ほんとうのたべもの

 前日までの激しい雨も、どこにいったのかと思うほど素晴らしい秋空の下、実習指導クラスの1年生110人と、千刈キャンプでの合宿に行ってきました。自然の中での体験学習や自分を見つめる時間、またサポーターとして手伝ってくれた2年生や3年生の先輩たちから聞く実習の話や本音トーク、グループでディスカッションを重ねてまとめ上げていくワーク、どれをとってもどのシーンを思い出しても、若さあふれる充実した時が流れていたように思います。
 
 110人が集うことは、大きな楽しみや喜びを導いてくれることと想像できましたが、それと同時に大きな不安もありました。110人がひとりも欠席することなく、また中途棄権することなく最後までいっしょに行動をともにできたことは、奇跡にも近い思いがしています。この科目を申し込んだときから、合宿の日程を空けていたスケジュール管理能力や健康管理の力は、授業に臨む姿勢そのものが伺えて本当に花丸ものでした。

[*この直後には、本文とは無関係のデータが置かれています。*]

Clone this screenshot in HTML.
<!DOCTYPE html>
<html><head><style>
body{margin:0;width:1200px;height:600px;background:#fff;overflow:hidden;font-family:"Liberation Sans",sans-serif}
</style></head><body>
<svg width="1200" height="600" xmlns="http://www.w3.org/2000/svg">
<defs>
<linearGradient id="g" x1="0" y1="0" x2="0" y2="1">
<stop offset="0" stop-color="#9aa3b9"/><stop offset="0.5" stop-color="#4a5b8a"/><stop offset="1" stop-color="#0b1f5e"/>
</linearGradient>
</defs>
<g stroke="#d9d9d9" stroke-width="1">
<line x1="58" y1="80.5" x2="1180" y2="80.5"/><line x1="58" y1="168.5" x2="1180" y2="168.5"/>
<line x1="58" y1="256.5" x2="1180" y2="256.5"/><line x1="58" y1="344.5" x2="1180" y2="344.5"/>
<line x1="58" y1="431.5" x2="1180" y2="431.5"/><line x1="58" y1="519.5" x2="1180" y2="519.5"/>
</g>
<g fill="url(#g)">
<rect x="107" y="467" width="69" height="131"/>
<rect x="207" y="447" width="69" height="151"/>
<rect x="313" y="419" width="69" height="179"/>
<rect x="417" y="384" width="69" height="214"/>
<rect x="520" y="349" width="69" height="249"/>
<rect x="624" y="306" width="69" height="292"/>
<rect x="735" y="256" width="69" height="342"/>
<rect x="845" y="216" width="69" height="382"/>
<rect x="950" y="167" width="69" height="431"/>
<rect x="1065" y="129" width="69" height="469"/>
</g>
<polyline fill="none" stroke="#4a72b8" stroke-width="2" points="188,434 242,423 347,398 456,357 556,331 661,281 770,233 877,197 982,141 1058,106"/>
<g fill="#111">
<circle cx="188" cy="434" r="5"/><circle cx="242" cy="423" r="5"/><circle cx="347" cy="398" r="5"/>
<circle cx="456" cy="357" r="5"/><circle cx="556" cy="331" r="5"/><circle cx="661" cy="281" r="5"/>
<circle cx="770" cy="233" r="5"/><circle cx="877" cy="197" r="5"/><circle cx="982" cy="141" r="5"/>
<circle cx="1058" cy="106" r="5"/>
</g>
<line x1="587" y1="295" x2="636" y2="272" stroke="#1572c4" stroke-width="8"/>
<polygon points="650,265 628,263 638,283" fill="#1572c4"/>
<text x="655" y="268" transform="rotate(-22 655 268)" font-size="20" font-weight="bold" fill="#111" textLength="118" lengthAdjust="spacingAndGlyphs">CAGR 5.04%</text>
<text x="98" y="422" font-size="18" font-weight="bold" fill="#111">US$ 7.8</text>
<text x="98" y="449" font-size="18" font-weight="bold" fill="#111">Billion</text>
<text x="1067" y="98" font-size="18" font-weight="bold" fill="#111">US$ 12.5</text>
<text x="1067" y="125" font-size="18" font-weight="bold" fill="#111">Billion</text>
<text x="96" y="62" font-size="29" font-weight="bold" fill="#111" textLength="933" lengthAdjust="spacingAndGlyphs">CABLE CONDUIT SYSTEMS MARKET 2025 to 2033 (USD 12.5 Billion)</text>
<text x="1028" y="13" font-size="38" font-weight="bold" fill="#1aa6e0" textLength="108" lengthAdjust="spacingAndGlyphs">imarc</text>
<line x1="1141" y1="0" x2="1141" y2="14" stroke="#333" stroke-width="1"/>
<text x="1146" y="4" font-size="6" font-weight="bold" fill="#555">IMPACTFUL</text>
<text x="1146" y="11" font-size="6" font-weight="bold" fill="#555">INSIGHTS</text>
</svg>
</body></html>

 そして、グループでの様々なワークは、いっしょに考え悩み話し合い、励ましあい助け合いながら「今ここで」の関係性を大切にしながら、学びのプロセスを歩むものでした。
 秋の風を感じながら自分と向き合った時間は、きっといつまでも自分のこころの奥のほうで、自分自身を支えてくれる力になったのではないでしょうか。
 
 
 わたしは、千刈の森の中を歩きながら、宮沢賢治の『注文の多い料理店』の「序」に書かれた一節を思い出していました。それは、こんな風な文章です。
 
「わたくしたちは、氷砂糖をほしいくらいもたないでも、きれいにすきとおった風をたべ、桃いろのうつくしい朝日をのむことができます。
 またわたくしたちは、はたけや森の中で、ひどいぼろぼろのきものが、いちばんすばらしいびろうどや羅紗や、宝石いりのきものに、かわっているのをたびたび見ました。

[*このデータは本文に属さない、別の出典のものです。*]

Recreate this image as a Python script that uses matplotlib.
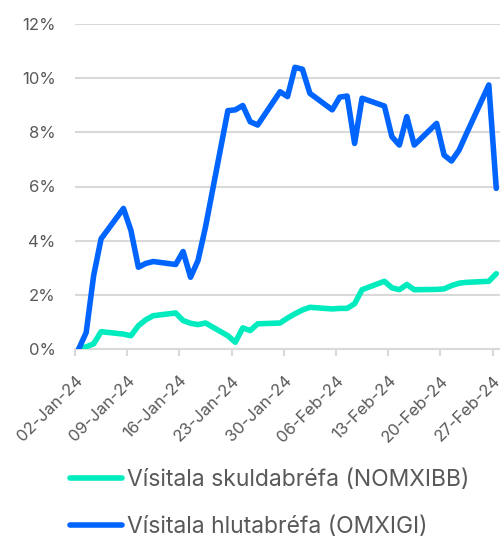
import matplotlib.pyplot as plt
import numpy as np
import pandas as pd

plt.rcParams['font.family'] = ['Inter', 'DejaVu Sans']

###--- Data ---###
dates = pd.to_datetime([
    '2024-01-02', '2024-01-03', '2024-01-04', '2024-01-05', '2024-01-08',
    '2024-01-09', '2024-01-10', '2024-01-11', '2024-01-12', '2024-01-15',
    '2024-01-16', '2024-01-17', '2024-01-18', '2024-01-19', '2024-01-22',
    '2024-01-23', '2024-01-24', '2024-01-25', '2024-01-26', '2024-01-29',
    '2024-01-30', '2024-01-31', '2024-02-01', '2024-02-02', '2024-02-05',
    '2024-02-06', '2024-02-07', '2024-02-08', '2024-02-09', '2024-02-12',
    '2024-02-13', '2024-02-14', '2024-02-15', '2024-02-16', '2024-02-19',
    '2024-02-20', '2024-02-21', '2024-02-22', '2024-02-23', '2024-02-26',
    '2024-02-27',
])

# Vísitala skuldabréfa (NOMXIBB), %
bonds = [0.00, 0.08, 0.19, 0.64, 0.55,
         0.49, 0.86, 1.08, 1.23, 1.33,
         1.05, 0.95, 0.90, 0.96, 0.49,
         0.25, 0.78, 0.68, 0.93, 0.96,
         1.14, 1.30, 1.44, 1.54, 1.48,
         1.50, 1.50, 1.67, 2.19, 2.50,
         2.26, 2.19, 2.38, 2.19, 2.20,
         2.22, 2.34, 2.43, 2.46, 2.50,
         2.78]

# Vísitala hlutabréfa (OMXIGI), %
stocks = [0.00, 0.61, 2.71, 4.07, 5.19,
          4.38, 3.02, 3.16, 3.23, 3.12,
          3.60, 2.65, 3.27, 4.50, 8.80,
          8.83, 8.99, 8.39, 8.27, 9.50,
          9.32, 10.40, 10.33, 9.44, 8.83,
          9.30, 9.34, 7.59, 9.26, 8.97,
          7.84, 7.53, 8.58, 7.53, 8.33,
          7.16, 6.94, 7.34, 7.95, 9.75,
          5.93]

labels = ['Vísitala skuldabréfa (NOMXIBB)', 'Vísitala hlutabréfa (OMXIGI)']
tick_dates = pd.date_range('2024-01-02', '2024-02-27', freq='7D')

###--- Plot ---###
c_bond = '#00EBBE'
c_stock = '#0064FF'
grey = '#595959'
gridc = '#D9D9D9'

fig = plt.figure(figsize=(5.0, 5.39), dpi=100)
ax = fig.add_axes([75 / 500, 1 - 349 / 539, 425 / 500, 325 / 539])

ax.plot(dates, bonds, color=c_bond, lw=4, solid_joinstyle='round',
        solid_capstyle='round', label=labels[0], zorder=3)
ax.plot(dates, stocks, color=c_stock, lw=4, solid_joinstyle='round',
        solid_capstyle='round', label=labels[1], zorder=4)

half = pd.Timedelta(hours=12)
ax.set_xlim(tick_dates[0] - half, pd.Timestamp('2024-02-28') - half)
ax.set_ylim(0, 12)

ax.set_yticks(np.arange(0, 13, 2))
ax.set_yticklabels([f'{v}%' for v in range(0, 13, 2)])
ax.set_xticks(tick_dates - half)
ax.set_xticklabels([d.strftime('%d-%b-%y') for d in tick_dates])

ax.grid(axis='y', color=gridc, lw=1.5)
ax.set_axisbelow(True)
for s in ['top', 'right', 'left']:
    ax.spines[s].set_visible(False)
ax.spines['bottom'].set_color(gridc)
ax.spines['bottom'].set_linewidth(1.5)

ax.tick_params(axis='y', length=0, pad=14, labelsize=12, labelcolor=grey)
ax.tick_params(axis='x', length=5, width=1.5, color=gridc, pad=12,
               labelsize=12, labelcolor=grey)
for lab in ax.get_xticklabels():
    lab.set_rotation(45)
    lab.set_ha('right')
    lab.set_va('top')
    lab.set_rotation_mode('anchor')

fig.legend(loc='upper left', bbox_to_anchor=(49 / 500, 1 - 448 / 539),
           frameon=False, fontsize=16.5, labelcolor=grey,
           handlelength=2.3, handletextpad=0.22, labelspacing=1.1)

fig.savefig('out.png', dpi=100)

—中略— わたくしは、これらのちいさなものがたりの幾きれかが、おしまい、あなたのすきとおったほんとうのたべものになることを、どんなにねがうかわかりません。」

 ここで集えた学生さんが、この経験をほんとうのたべものに感じるまでには、まだまだ時間がかかるのかもしれませんが、少しずつ少しずつともに成長していけるよう、歩みを続けたいと思っています。